◆ **WHAT IS EXPECTED**: Repeat, exactly and only, the lines from the beginning of the data through the line with "const fmt = (v: number, name: string)". Pictures are left out.

:::::

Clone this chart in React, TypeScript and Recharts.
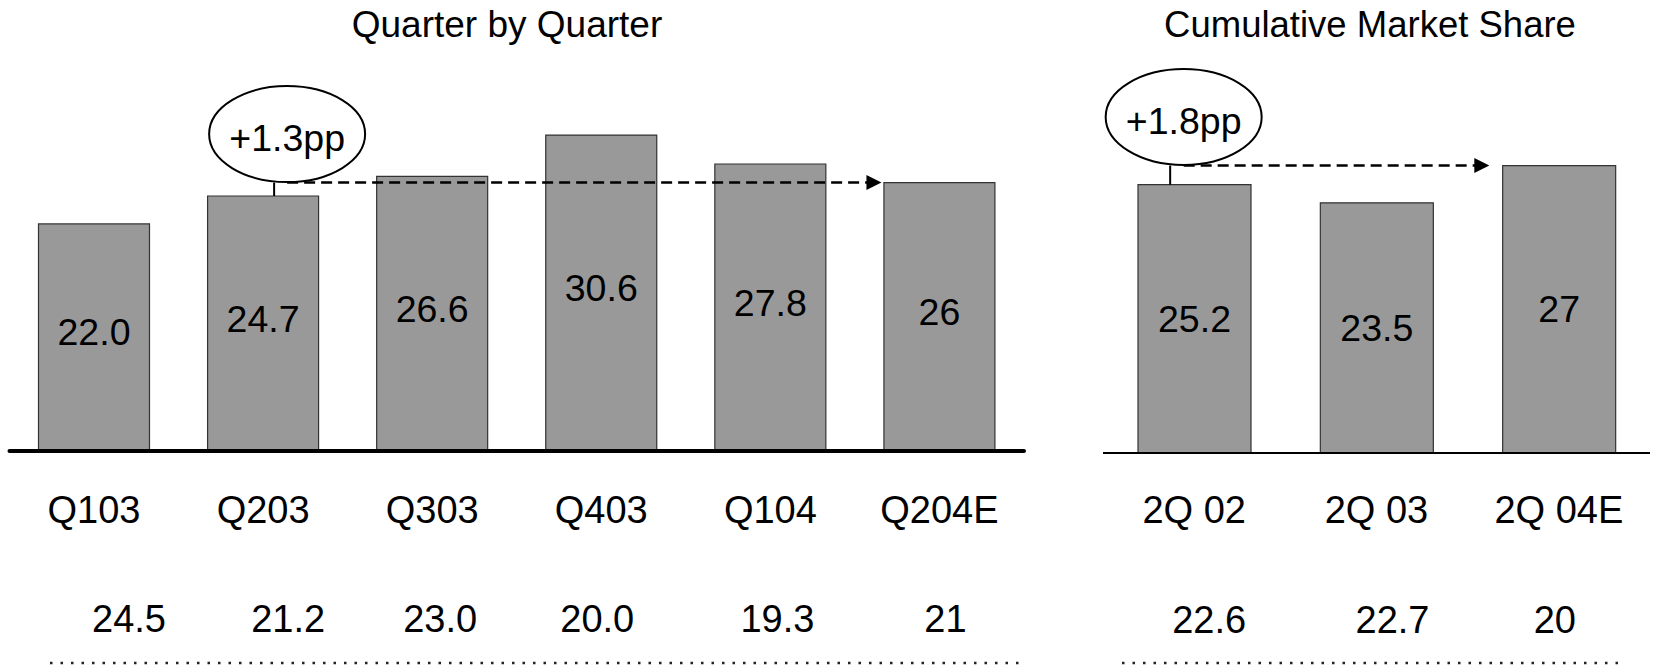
import React from "react";
import { BarChart, Bar, XAxis, YAxis, LabelList, ReferenceLine } from "recharts";

// quarter by quarter share
const quarters = ["Q103", "Q203", "Q303", "Q403", "Q104", "Q204E"];
const quarterShare = [22.0, 24.7, 26.6, 30.6, 27.8, 26];
const quarterSecond = [24.5, 21.2, 23.0, 20.0, 19.3, 21];

// cumulative market share
const periods = ["2Q 02", "2Q 03", "2Q 04E"];
const cumShare = [25.2, 23.5, 27];
const cumSecond = [22.6, 22.7, 20];

// estimates are shown without decimals
const fmt = (v: number, name: string) => (name.endsWith("E") ? String(Math.round(v)) : v.toFixed(1));

const quarterData = quarters.map((name, i) => ({
  name,
  share: quarterShare[i],
  label: fmt(quarterShare[i], name),
  second: fmt(quarterSecond[i], name),
}));

const cumData = periods.map((name, i) => ({
  name,
  share: cumShare[i],
  label: fmt(cumShare[i], name),
  second: fmt(cumSecond[i], name),
}));

const FONT = "'Liberation Sans', Arial, sans-serif";

// little horizontal nudges of the bottom row, as in the slide
const quarterNudge = [35, 25, 8, -4, 7, 6];
const cumNudge = [15, 16, -4];

const makeTick = (data: any[], dy1: number, dy2: number, nudge: number[]) => (props: any) => {
  const { x, y, payload } = props;
  const i = data.findIndex((d) => d.name === payload.value);
  const row = data[i];
  return (
    <g>
      <text x={x} y={y + dy1} textAnchor="middle" fontSize={38} fontFamily={FONT} fill="#000">
        {payload.value}
      </text>
      <text x={x + (nudge[i] || 0)} y={y + dy2} textAnchor="middle" fontSize={38} fontFamily={FONT} fill="#000">
        {row ? row.second : ""}
      </text>
    </g>
  );
};

const makeBarLabel = (lift: number) => (props: any) => {
  const { x, y, width, height, value } = props;
  return (
    <text
      x={x + width / 2}
      y={y + height / 2 - lift}
      textAnchor="middle"
      dominantBaseline="central"
      fontSize={37.5}
      fontFamily={FONT}
      fill="#000"
    >
      {value}
    </text>
  );
};

// dashed arrow + bubble, drawn from the segment end points
const makeCallout = (text: string, ellipseDx: number, halfBar: number, tipGap: number) => (p: any) => {
  const { x1, y1, x2 } = p;
  const rx = 78;
  const ry = 48;
  const cx = x1 + ellipseDx;
  const cy = y1 - ry - 0.5;
  const tip = x2 - halfBar - tipGap;
  return (
    <g>
      <line x1={cx} y1={y1} x2={tip - 14} y2={y1} stroke="#000" strokeWidth={2.5} strokeDasharray="11 6" />
      <polygon points={`${tip},${y1} ${tip - 15},${y1 - 7.5} ${tip - 15},${y1 + 7.5}`} fill="#000" />
      <ellipse cx={cx} cy={cy} rx={rx} ry={ry} fill="#fff" stroke="#000" strokeWidth={2} />
      <text x={cx} y={cy + 17} textAnchor="middle" fontSize={37.5} fontFamily={FONT} fill="#000">
        {text}
      </text>
    </g>
  );
};

const makeConnector = (dx: number) => (p: any) => (
  <line x1={p.x1 + dx} y1={p.y1} x2={p.x2 + dx} y2={p.y2} stroke="#000" strokeWidth={2} />
);

const titleStyle: React.CSSProperties = {
  position: "absolute",
  top: 6,
  fontSize: 37,
  lineHeight: "37px",
  fontFamily: FONT,
  color: "#000",
  whiteSpace: "nowrap",
  transform: "translateX(-50%)",
};

const App = () => {
  return (
    <div
      style={{
        position: "absolute",
        left: 0,
        top: 0,
        width: 1657,
        height: 666,
        background: "#fff",
        overflow: "hidden",
        fontFamily: FONT,
      }}
    >
      <div style={{ ...titleStyle, left: 507 }}>Quarter by Quarter</div>
      <div style={{ ...titleStyle, left: 1370, fontSize: 36.5 }}>Cumulative Market Share</div>

      <div style={{ position: "absolute", left: 0, top: 0 }}>
        <BarChart width={1040} height={666} data={quarterData} margin={{ top: 100, right: 16, left: 9.5, bottom: 0 }}>
          <XAxis
            dataKey="name"
            interval={0}
            height={215}
            tickLine={false}
            tickSize={0}
            tickMargin={0}
            axisLine={{ stroke: "#000", strokeWidth: 4, strokeLinecap: "round" }}
            tick={makeTick(quarterData, 72, 181, quarterNudge)}
          />
          <YAxis hide domain={[0, 34]} />
          <Bar dataKey="share" fill="#999999" stroke="#333" strokeWidth={1.2} barSize={111} isAnimationActive={false}>
            <LabelList dataKey="label" content={makeBarLabel(5)} />
          </Bar>
          <ReferenceLine
            segment={[
              { x: "Q203", y: 24.7 },
              { x: "Q203", y: 26 },
            ]}
            shape={makeConnector(11)}
          />
          <ReferenceLine
            segment={[
              { x: "Q203", y: 26 },
              { x: "Q204E", y: 26 },
            ]}
            shape={makeCallout("+1.3pp", 24, 55.5, 2.5)}
          />
        </BarChart>
      </div>

      <div style={{ position: "absolute", left: 1040, top: 0 }}>
        <BarChart width={617} height={666} data={cumData} margin={{ top: 91, right: 7, left: 63, bottom: 0 }}>
          <XAxis
            dataKey="name"
            interval={0}
            height={213}
            tickLine={false}
            tickSize={0}
            tickMargin={0}
            axisLine={{ stroke: "#000", strokeWidth: 2 }}
            tick={makeTick(cumData, 70, 180, cumNudge)}
          />
          <YAxis hide domain={[0, 34]} />
          <Bar dataKey="share" fill="#999999" stroke="#333" strokeWidth={1.2} barSize={113} isAnimationActive={false}>
            <LabelList dataKey="label" content={makeBarLabel(0)} />
          </Bar>
          <ReferenceLine
            segment={[
              { x: "2Q 02", y: 25.2 },
              { x: "2Q 02", y: 27 },
            ]}
            shape={makeConnector(-24)}
          />
          <ReferenceLine
            segment={[
              { x: "2Q 02", y: 27 },
              { x: "2Q 04E", y: 27 },
            ]}
            shape={makeCallout("+1.8pp", -10.5, 56.5, 13)}
          />
        </BarChart>
      </div>

      <svg width={1657} height={666} style={{ position: "absolute", left: 0, top: 0, pointerEvents: "none" }}>
        <line x1={50} y1={663} x2={1023} y2={663} stroke="#222" strokeWidth={2.5} strokeDasharray="2.5 8" />
        <line x1={1122} y1={663} x2={1626} y2={663} stroke="#222" strokeWidth={2.5} strokeDasharray="2.5 8" />
      </svg>
    </div>
  );
};

export default App;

:::::

◆ **REPLY TO THE TASK**:
Clone this chart in React, TypeScript and Recharts.
import React from "react";
import { BarChart, Bar, XAxis, YAxis, LabelList, ReferenceLine } from "recharts";

// quarter by quarter share
const quarters = ["Q103", "Q203", "Q303", "Q403", "Q104", "Q204E"];
const quarterShare = [22.0, 24.7, 26.6, 30.6, 27.8, 26];
const quarterSecond = [24.5, 21.2, 23.0, 20.0, 19.3, 21];

// cumulative market share
const periods = ["2Q 02", "2Q 03", "2Q 04E"];
const cumShare = [25.2, 23.5, 27];
const cumSecond = [22.6, 22.7, 20];

// estimates are shown without decimals
const fmt = (v: number, name: string) => (name.endsWith("E") ? String(Math.round(v)) : v.toFixed(1));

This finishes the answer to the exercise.